The awkward topics with clients: money
I think when it all boils down to it, money is just sometimes an awkward topic. We either feel like we have to much or too little, we're charging too much or too little.
But know this: we as designers or bloggers and creatives, we are not selling fish. We're teaching people how to fish. Meaning, we're selling our ideas. How much are your ideas worth.
It's tough being a graphic designer and blogger sometimes because I want the best for the people that I want to propel in this area however, giving my ideas to someone else seems very vulnerable and risky. "What if they don't use them the way I intended?" "What if they don't like them?"
That is exactly why it's necessary that people must "buy" your thoughts. So be confident and don't let money be an awkward topic.
Practically when we're dealing with money, here are my two cents:
1. Charge them up front
I have horror stories of people not paying me. It's just not healthy for my heart to be honest, I tend to grow bitter towards them, the project and then ultimately my work -- and you should never despise your work. My main piece of advice is to charge somebody, once agreed upon a price. That way, too, you are held accountable to finish the project in a timely fashion because they have held up their end of the bargain as well.
2. If they're not okay with your price, move on
Don't comprise yourself. Prices are tricky to create. You don't want to charge too high because you may not be able to help clients. However, you don't want to underestimate yourself in your prices because people will wonder why you're so inexpensive: "Is her work sub-par?" "Is is cheap?" Have your prices match the quality of your work.
If your client isn't feeling that price or isn't able to work with what you have, stick to what you first said. They may just not be the best fit. There's special cases, though. Sometimes, there are people that have certain circumstances that you believe in and you want to help. That's different. Overall, don't lower your standards because someone can't meet them because there's other people out there that will steward your ideas better and be able to meet your prices.
3. Consider a trade
If they can't meet your monetary price but are willing to get creative, consider doing a trade! If they are another creative (artist, photographer, anything) maybe trade some work for money + their expertise to make up for what they aren't able to pay. Get creative!
4. Update your prices regularly
One of my biggest mistakes was sending someone an old pricing guide. My work was becoming more popular, there were other people that were interested; therefore, my prices should have been higher. Basic economic idea: supply + demand. But, because I quoted them a certain price, it was unethical to take it back. I kept them how I promised but really sold short myself.

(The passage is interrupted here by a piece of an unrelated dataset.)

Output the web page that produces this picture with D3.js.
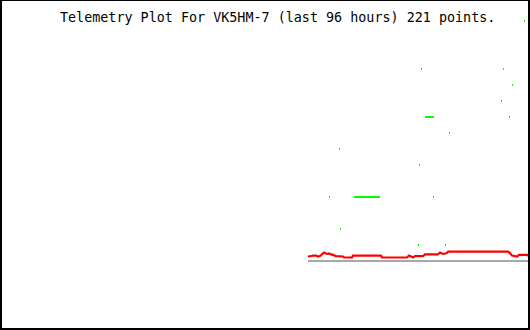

5. Use Paypal or some other invoicing system to keep track of charges
This is a lifesaver, especially when it comes to taxes (if you're making enough money). You'll want to keep track of everything/everyone/every dollar. It helps to not take cash or check. Let's be honest, everyone is paying online these days so it just makes it easier for everyone. With Paypal, you can charge someone, send an invoice, add comments and questions in the comments section, tell them what exactly you're charging them for, charge tax if you'd like and even draft them! It's simply a lifesaver
Friend, don't let money scare ya out of this business. It's tricky, yes. But, it's not impossible. Be honest, be confident, be ethical and you can work yourself into some awesome and successful business deals and relationships.